Susan Walker spent seven weeks driving from Hollywood, Calif., to New London, N.H., over the summer of 2005 with a rescued West Highland Terrier named Oscar riding shotgun in her 1999 Toyota Camry.

Of course she thought of John Steinbeck, who in 1960 toured the U.S. with a French poodle — Charley — to rediscover a nation he’d captured 20 years earlier in “The Grapes of Wrath.”

The journey resulted in the road trip classic “Travels With Charley: In Search of America,” published in 1962, six years before the Nobel laureate’s death.

“I read [Charley] in high school back in the ’70s and I read it again just before I took the trip,” said Walker, whose journey also embraced elements of Thomas Wolfe’s “You Can’t Go Home Again,” in that the destination was an extended stay with her parents after living apart from them for 30 years.

The route was selected in standard fashion: places that had to be seen — the Abiquiu, N.M., home of Georgia O’Keeffe — combined with towns where a relative or friend could put her up for a night or two.

Along the way, Walker — an art historian — allowed herself to be moved by the natural beauty of North America and listened to Miles Davis and the “Power of Myth” interviews between Bill Moyers and Joseph Campbell.

From L.A., Walker hit Sedona, Ariz., visited a lavender farm called Los Poblanos outside of Albuquerque that flooded her with thoughts of Matisse; stayed with cousins from Baltimore — Tom Green and family — in Vail, Colo., and then rolled west on Interstate 70 through Kansas.

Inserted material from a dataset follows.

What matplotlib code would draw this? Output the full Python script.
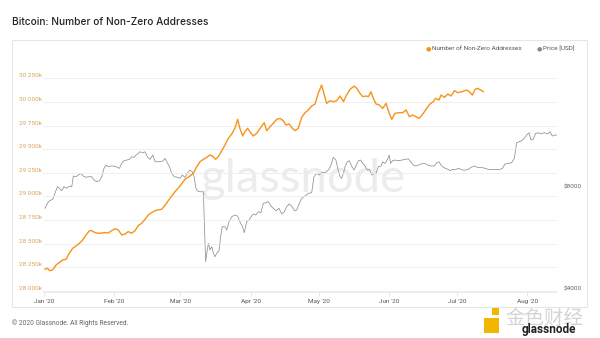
import numpy as np
import matplotlib
matplotlib.use("Agg")
import matplotlib.pyplot as plt
from matplotlib.patches import Rectangle

plt.rcParams['font.family'] = ['Roboto', 'DejaVu Sans']

# days since 2020-01-01 and number of non-zero addresses (k)
addr_days = [0.4, 1.5, 2.6, 3.8, 5.3, 6.7, 8.2, 9.7, 11.1, 12.6, 14.1, 15.6, 17, 18.5, 20, 21, 22.5, 23.9,
             25.4, 26.9, 28.3, 29.8, 31.3, 32.7, 34.2, 35.7, 37.1, 38.6, 40.1, 41.5, 43, 44.5, 45.9, 47.4,
             48.9, 50.4, 51.8, 53.3, 55, 57.7, 59.9, 62.1, 64.3, 65.8, 67.3, 68.7, 70.2, 71.7, 73.1, 74.6,
             75.6, 76.8, 78.3, 79.7, 81.2, 82.7, 84.1, 85.3, 86.3, 87.5, 88.5, 89.7, 90.7, 92.2, 93.7, 95.2,
             97, 98.1, 99.6, 101, 102.5, 104, 105.4, 106.5, 108, 109.4, 110.6, 112, 113.5, 115, 116.4, 117.9,
             119.4, 120.8, 122.3, 123.3, 124.5, 126, 127.4, 128.9, 130.4, 131.9, 133.3, 134.8, 136.6, 137.8,
             139.2, 140.4, 141.9, 142.9, 144, 145.1, 146.3, 147.7, 149.2, 150.7, 152.1, 153.2, 154.6, 156.1,
             158, 159.5, 161, 162.4, 163.9, 165.3, 167.1, 168.6, 170, 171.5, 172.5, 174, 174.9, 176.4, 177.9,
             179.3, 180.8, 182.3, 184, 186.2, 187.4, 188.7, 189.9, 191, 192.5, 193.5]
addr_k = [28229, 28240, 28215, 28222, 28275, 28300, 28328, 28335, 28398, 28451, 28476, 28504, 28539, 28592,
          28638, 28638, 28617, 28610, 28614, 28617, 28614, 28638, 28659, 28645, 28592, 28603, 28628, 28610,
          28638, 28691, 28716, 28758, 28804, 28829, 28850, 28857, 28864, 28905, 28965, 29051, 29111, 29181,
          29216, 29245, 29315, 29368, 29393, 29414, 29439, 29421, 29393, 29421, 29484, 29544, 29615, 29661,
          29721, 29816, 29721, 29640, 29685, 29721, 29685, 29640, 29668, 29721, 29781, 29696, 29738, 29774,
          29816, 29826, 29802, 29756, 29767, 29721, 29696, 29721, 29837, 29886, 29915, 29957, 29978, 30091,
          30179, 30091, 29985, 30013, 30003, 30013, 30063, 30003, 30073, 30133, 30168, 30144, 30091, 30056,
          30063, 30056, 30108, 30038, 29978, 29968, 29932, 29985, 29879, 29816, 29879, 29886, 29886, 29915,
          29844, 29862, 29844, 29826, 29879, 29932, 29978, 30003, 30038, 30020, 30073, 30049, 30084, 30063,
          30119, 30098, 30108, 30126, 30108, 30073, 30133, 30144, 30126, 30108]

# days since 2020-01-01 and BTC price (USD)
price_days = [0.4, 1.5, 2.4, 3.8, 4.8, 5.9, 6.8, 7.8, 8.8, 10, 11.2, 12.2, 12.9, 14.1, 15.1, 16.2, 17.3, 18.5,
              19.5, 21, 22, 23.2, 24.4, 25.4, 26.4, 27.3, 28.3, 29.4, 30.5, 31.7, 33.2, 34.2, 35.2, 36.4,
              37.6, 38.6, 39.6, 40.5, 41.6, 42.3, 43.5, 44.5, 45.5, 46.7, 47.9, 48.9, 49.9, 51.1, 52.3, 53.3,
              54.3, 55.3, 56.2, 57.4, 58.9, 59.9, 60.9, 62.1, 63.3, 64.3, 65.3, 66.2, 66.8, 67.5, 68.4, 70.2,
              70.6, 71.2, 71.8, 72.4, 73.1, 73.9, 74.6, 75.3, 76.1, 77.1, 77.8, 78.5, 79.7, 80.5, 81.5, 82.7,
              84.1, 85.3, 86.3, 87.4, 88.2, 89.3, 90.3, 91.2, 92.2, 93.3, 94.4, 95.6, 96.6, 97.7, 98.8, 100,
              101, 102.2, 103.5, 104.7, 105.9, 106.9, 107.9, 109.1, 110.3, 111.3, 112.5, 113.5, 115, 116.4,
              117.9, 118.9, 120.1, 121.3, 122.3, 123.8, 125.3, 126.3, 127.4, 128.6, 129.6, 130.4, 131.1,
              131.9, 132.6, 133.6, 134.5, 135.5, 136.6, 137.4, 138.5, 139.5, 140.4, 141.4, 142.4, 143.3,
              144.4, 145.4, 146.3, 147.3, 148.4, 149.2, 150.2, 151.2, 152.1, 152.7, 153.6, 154.6, 156.1,
              157.6, 159, 160.5, 161.5, 162.7, 163.9, 164.9, 166.1, 167.5, 169, 170.5, 171.9, 173, 174,
              175.2, 176.7, 178.1, 178.9, 179.9, 181.4, 182.8, 184.3, 185.8, 186.9, 188.1, 189.6, 191,
              192.5, 194.3, 195.7, 197.5, 199.4, 200.9, 201.9, 203.1, 204.6, 206, 207.2, 208.2, 209.3,
              210.4, 211.6, 212.6, 213.7, 214.5, 215.5, 216.6, 217.7, 218.9, 220.4, 221.9, 222.9, 223.9,
              224.8, 226]
price_usd = [7036, 7280, 7412, 7480, 7793, 8157, 8067, 7935, 8157, 8067, 8192, 8157, 8772, 8731, 8833, 8937,
             8772, 8695, 8731, 8731, 8536, 8439, 8497, 8731, 9248, 9457, 9349, 9393, 9393, 9349, 9248, 9566,
             9740, 9786, 9829, 10007, 9965, 10125, 10242, 10355, 10287, 10355, 10007, 9829, 10125, 9671,
             9671, 9671, 9720, 9896, 9607, 9349, 8937, 8731, 8695, 8635, 8833, 8695, 8974, 9139, 9033, 8695,
             8121, 7935, 7880, 7880, 6496, 4887, 5233, 5540, 5293, 5414, 5174, 5057, 5174, 5267, 5796, 6205,
             6205, 6067, 6422, 6644, 6722, 6675, 6422, 6205, 5958, 6422, 6496, 6644, 6768, 6722, 6877, 6830,
             7280, 7312, 7362, 7148, 7036, 6921, 7036, 6768, 6877, 7115, 7245, 7148, 6921, 6955, 7280, 7532,
             7653, 7793, 7830, 8731, 8937, 8833, 8974, 8974, 9139, 9393, 9965, 9786, 9139, 8731, 8635, 8937,
             9349, 9671, 9740, 9393, 9139, 9393, 9740, 9786, 9566, 9393, 9139, 9180, 8833, 8937, 8937, 9349,
             9393, 9671, 9566, 9786, 10125, 9566, 9740, 9786, 9740, 9786, 9829, 9870, 9671, 9457, 9393, 9457,
             9521, 9566, 9457, 9393, 9393, 9607, 9671, 9393, 9248, 9180, 9097, 9180, 9180, 9248, 9139, 9139,
             9180, 9307, 9393, 9307, 9307, 9248, 9180, 9180, 9180, 9180, 9248, 9521, 9566, 9607, 9896, 11013,
             11089, 11165, 11345, 11605, 11792, 11219, 11270, 11744, 11792, 11700, 11792, 11700, 11874, 11528,
             11605, 11605]

month_labels = ["Jan '20", "Feb '20", "Mar '20", "Apr '20", "May '20", "Jun '20", "Jul '20", "Aug '20"]
addr_ticks = [28000, 28250, 28500, 28750, 29000, 29250, 29500, 29750, 30000, 30250]
price_ticks = [4000, 8000]

start = np.datetime64('2020-01-01T00')


def to_dates(days):
    return start + np.round(np.array(days) * 24).astype('timedelta64[h]')


W, H = 600, 338
fig = plt.figure(figsize=(W / 100, H / 100), dpi=100)
fig.patch.set_facecolor('white')

# card frame
fig.add_artist(Rectangle((12 / W, 1 - 307 / H), 575 / W, 267 / H, transform=fig.transFigure,
                         facecolor='none', edgecolor='#e6e6e6', lw=0.8))

ax = fig.add_axes([43 / W, 1 - 292 / H, 514 / W, 227 / H])
ax2 = ax.twinx()

orange = '#f7931a'
ax.plot(to_dates(addr_days), addr_k, color=orange, lw=1.0, zorder=3)
ax2.plot(to_dates(price_days), price_usd, color='#8f8f8f', lw=0.55, zorder=3)

ax.set_ylim(27989, 30391)
ax.set_yticks(addr_ticks)
ax.set_yticklabels([f"{v // 1000} {v % 1000:03d}k" for v in addr_ticks])
plt.setp(ax.get_yticklabels(), va='bottom')
ax.tick_params(axis='y', length=0, pad=1, labelsize=4.6, labelcolor='#d9a35e')
ax.grid(axis='y', color='#ededed', lw=0.6)

ax2.set_yscale('log')
ax2.set_ylim(3973, 18730)
ax2.set_yticks(price_ticks)
ax2.set_yticklabels([f"${v}" for v in price_ticks])
ax2.yaxis.set_minor_locator(matplotlib.ticker.NullLocator())
plt.setp(ax2.get_yticklabels(), va='bottom')
ax2.tick_params(axis='y', length=0, pad=5, labelsize=4.6, labelcolor='#666666')

months = [np.datetime64(f'2020-{m:02d}-01') for m in range(1, 9)]
ax.set_xlim(start - np.timedelta64(11, 'h'), start + np.timedelta64(226 * 24, 'h'))
ax.set_xticks(months)
ax.set_xticklabels(month_labels)
ax.tick_params(axis='x', length=3, width=0.5, color='#dddddd', pad=2, labelsize=4.6, labelcolor='#555555')

for a in (ax, ax2):
    for s in a.spines.values():
        s.set_visible(False)
ax.spines['bottom'].set_visible(True)
ax.spines['bottom'].set_color('#e6e6e6')
ax.spines['bottom'].set_linewidth(0.6)
ax.set_zorder(2)
ax.patch.set_visible(False)
ax2.set_zorder(1)

# watermark
fig.text(200 / W, 1 - 192 / H, 'glassnode', fontsize=34, color='#ececec', family=['Lato', 'DejaVu Sans'],
         ha='left', va='baseline', zorder=0)

fig.text(12 / W, 1 - 22 / H, 'Bitcoin: Number of Non-Zero Addresses', fontsize=7.3, color='#222222',
         ha='left', va='center', family=['Inter', 'DejaVu Sans'], fontweight='medium')

# legend
fig.text(428 / W, 1 - 49 / H, '\u25cf', color=orange, fontsize=4.5, ha='center', va='center',
         family=['DejaVu Sans'])
fig.text(432 / W, 1 - 49 / H, 'Number of Non-Zero Addresses', color='#555555', fontsize=4.6,
         ha='left', va='center')
fig.text(539 / W, 1 - 49 / H, '\u25cf', color='#8a8a8a', fontsize=4.5, ha='center', va='center',
         family=['DejaVu Sans'])
fig.text(543 / W, 1 - 49 / H, 'Price [USD]', color='#555555', fontsize=4.6, ha='left', va='center')

fig.text(12 / W, 1 - 323 / H, '\u00a9 2020 Glassnode. All Rights Reserved.', color='#666666', fontsize=4.8,
         ha='left', va='center')

# third-party stamp bottom right
fig.add_artist(Rectangle((484 / W, 1 - 333 / H), 15 / W, 15 / H, transform=fig.transFigure,
                         facecolor='#f2b600', edgecolor='none'))
fig.add_artist(Rectangle((492 / W, 1 - 315 / H), 7 / W, 7 / H, transform=fig.transFigure,
                         facecolor='#f2b600', edgecolor='none'))
fig.text(505 / W, 1 - 318 / H, '金色财经', fontsize=14, color='#d4d4d4', ha='left', va='center',
         family=['Noto Sans CJK SC', 'DejaVu Sans'])
fig.text(522 / W, 1 - 329 / H, 'glassnode', fontsize=8.5, color='#222222', ha='left', va='center',
         fontweight='bold')

fig.savefig('out.png', dpi=100, facecolor='white')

“I couldn’t believe the vastness,” said Walker of the Sunflower State. “The flat vastness ...”

From Kansas City, Mo., she dipped down to Springfield, Ill., to take in the Abraham Lincoln Presidential Library & Museum on North Sixth Street before hopping on I-64 east into Kentucky and a few days on a bluegrass horse farm.

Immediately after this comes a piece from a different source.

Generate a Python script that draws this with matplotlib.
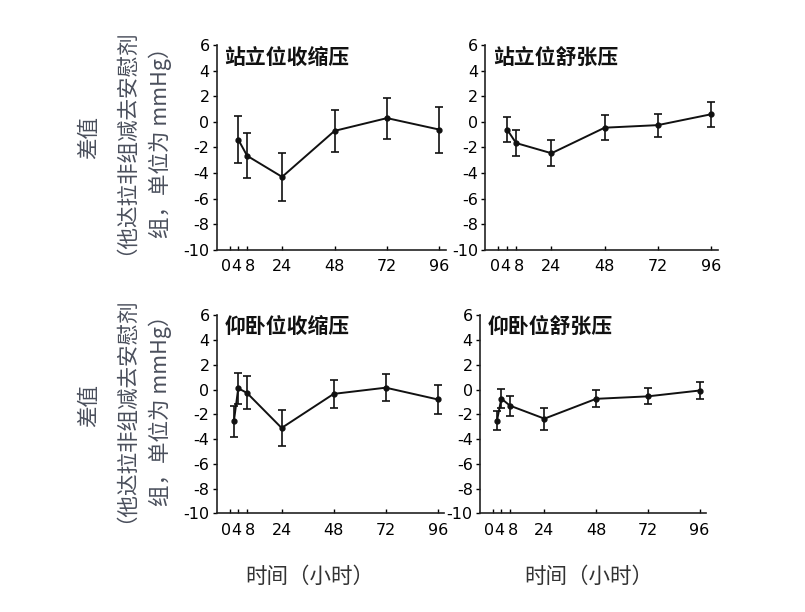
import matplotlib
matplotlib.use('Agg')
from matplotlib import pyplot as plt

plt.rcParams['font.family'] = ['Noto Sans CJK SC', 'DejaVu Sans']

# hours after dose
t_stand = [4, 8, 24, 48, 72, 96]
t_supine = [2, 4, 8, 24, 48, 72, 96]

# standing systolic
ss_mean = [-1.4, -2.65, -4.3, -0.7, 0.3, -0.6]
ss_err = [1.85, 1.75, 1.9, 1.65, 1.6, 1.8]
# standing diastolic
sd_mean = [-0.6, -1.65, -2.45, -0.45, -0.25, 0.6]
sd_err = [1.0, 1.05, 1.03, 0.98, 0.9, 0.96]
# supine systolic
ps_mean = [-2.55, 0.1, -0.27, -3.1, -0.35, 0.15, -0.8]
ps_err = [1.25, 1.25, 1.33, 1.45, 1.15, 1.1, 1.2]
# supine diastolic
pd_mean = [-2.5, -0.73, -1.3, -2.35, -0.75, -0.55, -0.08]
pd_err = [0.8, 0.77, 0.8, 0.9, 0.68, 0.65, 0.66]

titles = ['站立位收缩压', '站立位舒张压', '仰卧位收缩压', '仰卧位舒张压']
xticks = [0, 4, 8, 24, 48, 72, 96]
yticks = [-10, -8, -6, -4, -2, 0, 2, 4, 6]
# the three crowded labels get nudged apart (points)
nudge = {0: -2.5, 4: -1.2, 8: 2.2}

fig = plt.figure(figsize=(8.05, 6.12), dpi=100)

boxes = [
    [0.269, 0.592, 0.285, 0.334],
    [0.6025, 0.592, 0.289, 0.334],
    [0.269, 0.161, 0.283, 0.324],
    [0.596, 0.161, 0.281, 0.324],
]
panels = [
    (t_stand, ss_mean, ss_err),
    (t_stand, sd_mean, sd_err),
    (t_supine, ps_mean, ps_err),
    (t_supine, pd_mean, pd_err),
]

for box, (t, m, e), title in zip(boxes, panels, titles):
    ax = fig.add_axes(box)
    ax.errorbar(t, m, yerr=e, color='#111111', lw=1.4, elinewidth=1.2,
                capsize=3, capthick=1.2, marker='o', markersize=3.5)
    ax.set_xlim(-6, 99)
    ax.set_ylim(-10, 6)
    ax.set_xticks(xticks)
    ax.set_xticklabels(['' if v in nudge else str(v) for v in xticks],
                       family='DejaVu Sans')
    for v, dx in nudge.items():
        ax.annotate(str(v), xy=(v, 0), xycoords=('data', 'axes fraction'),
                    xytext=(dx, -7), textcoords='offset points',
                    ha='center', va='top', fontsize=11.5, family='DejaVu Sans')
    ax.set_yticks(yticks)
    ax.set_yticklabels([str(v) for v in yticks], family='DejaVu Sans')
    ax.tick_params(axis='x', direction='in', length=3, width=1, labelsize=11.5, pad=7)
    ax.tick_params(axis='y', direction='out', length=3, width=1, labelsize=11.5, pad=2)
    for s in ['top', 'right']:
        ax.spines[s].set_visible(False)
    for s in ['left', 'bottom']:
        ax.spines[s].set_linewidth(1.2)
        ax.spines[s].set_color('#222222')
    ax.text(0.035, 0.943, title, transform=ax.transAxes, fontsize=15,
            fontweight='bold', va='center', ha='left', color='#111111')

lab_color = '#4a4f5c'
for yc in [0.776, 0.338]:
    fig.text(89 / 805, yc, '差值', rotation=90, ha='center', va='center',
             fontsize=15.5, color=lab_color)
    fig.text(115 / 805, yc, '（他达拉非组减去安慰剂', rotation=90, ha='center',
             va='center', fontsize=15.5, color=lab_color)
    fig.text(160 / 805, yc, '组，单位为 mmHg）', rotation=90, ha='center',
             va='center', fontsize=15.5, color=lab_color)

fig.text(310 / 805, 1 - 577 / 612, '时间（小时）', ha='center', va='center',
         fontsize=15.5, color='#333333')
fig.text(589 / 805, 1 - 577 / 612, '时间（小时）', ha='center', va='center',
         fontsize=15.5, color='#333333')

plt.savefig('out.png', dpi=100)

From there it was north through West Virginia, into Philadelphia to see the Liberty Bell for the first time — “so small,” she said, echoing what everyone says on glimpsing the cracked icon of 1776 — and then straight up I-95 to the Puritan pastures of her native New England.

“The trip taught me that I could do anything,” said Walker, who found Mom and Dad waiting for her when she pulled into their driveway.